#^d 2015-04-11 #^h Weekend Roundup

The big, and for that matter good, news today is Chapa, the missing beaver, returns home to Riverside Park. That Hillary Clinton chose today to launch her 2016 presidential campaign just shows she doesn't have the sort of control over the news cycle she'd like. If you want to fret about Clinton, you can start with Bill Curry: Hillary Clinton just doesn't get it: She's already running a losing campaign. Still, for me, the most interesting line was:

On Friday, Clinton's campaign let slip its aim to raise $2.5 billion; maybe that's not the best way to say hello to a struggling middle class.

A couple months ago, the Koch's made news by threatening to raise just shy of $1 billion for their war on democracy in 2016. Suddenly, that doesn't look like such a daunting amount of money. And the fact is, Clinton is probably a good investment for her big-money donors -- at least compared to the sort of morons running for the Republican nomination. And while the middle class aren't likely to get much from Clinton, they're not where that $2.5 billion is coming from. Main thing they can hope for is less collateral damage in the partisan struggle between pro-growth money and the people who'd rather wreck the economy than see any of their spoils levelled down.
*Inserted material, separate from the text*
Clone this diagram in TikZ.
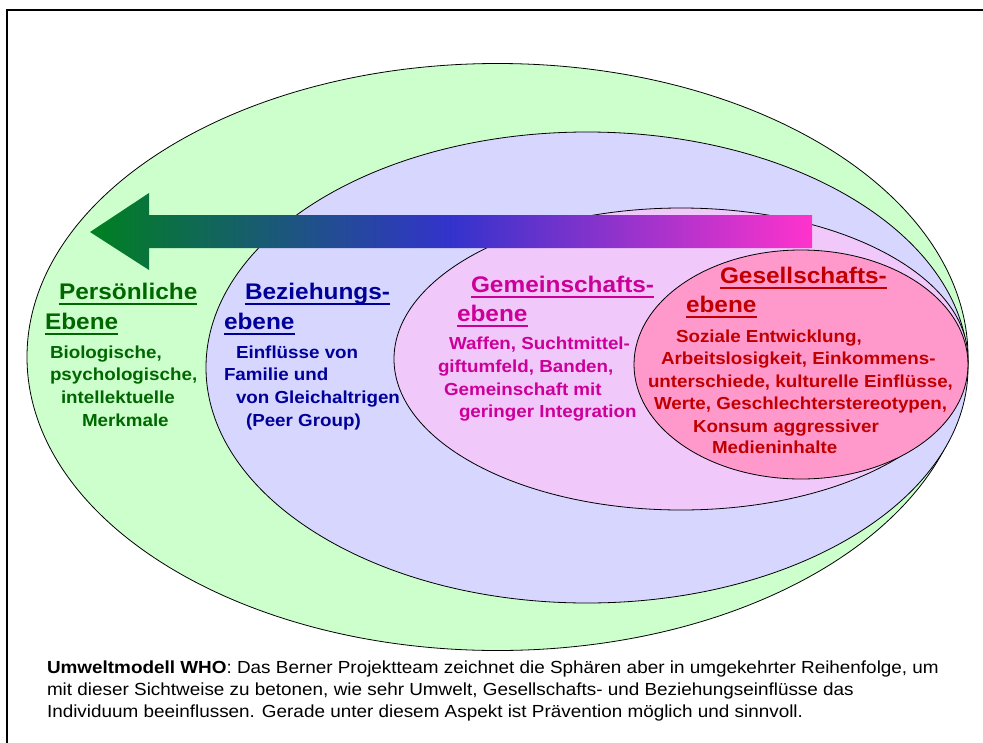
\documentclass[tikz,border=0pt]{standalone}
\usepackage{fontspec}
\setmainfont{Liberation Sans}[FakeStretch=1.08]
\definecolor{grnF}{HTML}{CCFFCC}
\definecolor{bluF}{HTML}{D6D6FF}
\definecolor{pnkF}{HTML}{F0C8FA}
\definecolor{redF}{HTML}{FF99CC}
\definecolor{grnT}{HTML}{006600}
\definecolor{bluT}{HTML}{000099}
\definecolor{magT}{HTML}{CC0099}
\definecolor{redT}{HTML}{C00000}
\definecolor{arrG}{HTML}{008020}
\definecolor{arrB}{HTML}{3333CC}
\definecolor{arrM}{HTML}{FF33CC}
\newcommand\ulx[1]{\setbox0\hbox{#1}\rlap{\rule[-5.8pt]{\wd0}{2.3pt}}\box0}
\begin{document}
\begin{tikzpicture}[x=1pt,y=-1pt,
  ell/.style={draw=black,line width=0.8pt},
  txt/.style={anchor=base west,inner sep=0pt,outer sep=0pt},
  ttl/.style={txt,font=\fontsize{22.6}{26}\selectfont\bfseries},
  bdy/.style={txt,font=\fontsize{17.4}{21}\selectfont\bfseries},
  captxt/.style={txt,font=\fontsize{17.5}{21}\selectfont,text=black}]
\useasboundingbox (0,0) rectangle (983,742);
\fill[white] (0,0) rectangle (983,742);
% frame
\draw[line width=2pt] (7,750) -- (7,10) -- (990,10);
% ellipses
\draw[ell,fill=grnF] (497.5,357) ellipse [x radius=470.5pt, y radius=293.5pt];
\draw[ell,fill=bluF] (587,367.5) ellipse [x radius=381pt, y radius=235.5pt];
\draw[ell,fill=pnkF] (681,359) ellipse [x radius=287pt, y radius=151pt];
\draw[ell,fill=redF] (801,364.5) ellipse [x radius=167pt, y radius=114.5pt];
% arrow
\shade[left color=arrG, right color=arrM, middle color=arrB]
  (812,215) -- (149,215) -- (149,193) -- (90,232) -- (149,270) -- (149,248) -- (812,248) -- cycle;
% green texts
\begin{scope}[text=grnT]
\node[ttl] (g1) at (59,299) {\ulx{Persönliche}};
\node[ttl] (g2) at (45,329) {\ulx{Ebene}};
\node[bdy] (g3) at (50,358) {Biologische,};
\node[bdy] (g4) at (50,380) {psychologische,};
\node[bdy] (g5) at (61,403) {intellektuelle};
\node[bdy] (g6) at (82,426) {Merkmale};
\end{scope}
% blue texts
\begin{scope}[text=bluT]
\node[ttl] (b1) at (245,299) {\ulx{Beziehungs-}};
\node[ttl] (b2) at (224,329) {\ulx{ebene}};
\node[bdy] (b3) at (236,358) {Einflüsse von};
\node[bdy] (b4) at (224,380) {Familie und};
\node[bdy] (b5) at (236,403) {von Gleichaltrigen};
\node[bdy] (b6) at (246,426) {(Peer Group)};
\end{scope}
% magenta texts
\begin{scope}[text=magT]
\node[ttl] (m1) at (471,292) {\ulx{Gemeinschafts-}};
\node[ttl] (m2) at (457,321) {\ulx{ebene}};
\node[bdy] (m3) at (449,349) {Waffen, Suchtmittel-};
\node[bdy] (m4) at (438,372) {giftumfeld, Banden,};
\node[bdy] (m5) at (444,395) {Gemeinschaft mit};
\node[bdy] (m6) at (459,417) {geringer Integration};
\end{scope}
% red texts
\begin{scope}[text=redT]
\node[ttl] (r1) at (720,283) {\ulx{Gesellschafts-}};
\node[ttl] (r2) at (686,312) {\ulx{ebene}};
\node[bdy] (r3) at (676,342) {Soziale Entwicklung,};
\node[bdy] (r4) at (661,364) {Arbeitslosigkeit, Einkommens-};
\node[bdy] (r5) at (648,387) {unterschiede, kulturelle Einflüsse,};
\node[bdy] (r6) at (654,409) {Werte, Geschlechterstereotypen,};
\node[bdy] (r7) at (693,432) {Konsum aggressiver};
\node[bdy] (r8) at (712,453) {Medieninhalte};
\end{scope}
% caption
\node[captxt] (c1) at (47,673) {\textbf{Umweltmodell WHO}: Das Berner Projektteam zeichnet die Sphären aber in umgekehrter Reihenfolge, um};
\node[captxt] (c2) at (47,695) {mit dieser Sichtweise zu betonen, wie sehr Umwelt, Gesellschafts- und Beziehungseinflüsse das};
\node[captxt] (c3) at (47,717) {Individuum beeinflussen. Gerade unter diesem Aspekt ist Prävention möglich und sinnvoll.};
\end{tikzpicture}
\end{document}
I've paid very little attention to the Republicans who aspire to be president. The "tea party" reaction did little more than double down on the dumbest, crudest platforms of the party, and now there is nothing left there. For example, one thing that has been popping up a lot is the idea of convening a constitutional convention to pass an amendment forbidding the federal government from running a deficit. They might as well poke their eyes out -- that's the level of self-mutilation such an amendment would produce. Clinton has nothing to offer, but at least she's not that stupid. Or take Iran: Clinton has frequently made her mark as a hawk, but she's not so delusional as to think we'd be better off rejecting negotiations with Iran that gave us every assurance we wanted.

I opposed Clinton in 2008 and I would do so again given any real chance of winning something tangible. But I don't see who else is going to raise the sort of money she can raise, and more and more it looks like that money will be needed to make it plain enough how necessary it is to beat the Republicans in 2016. I just hope to see some of that money trickle down the party ticket.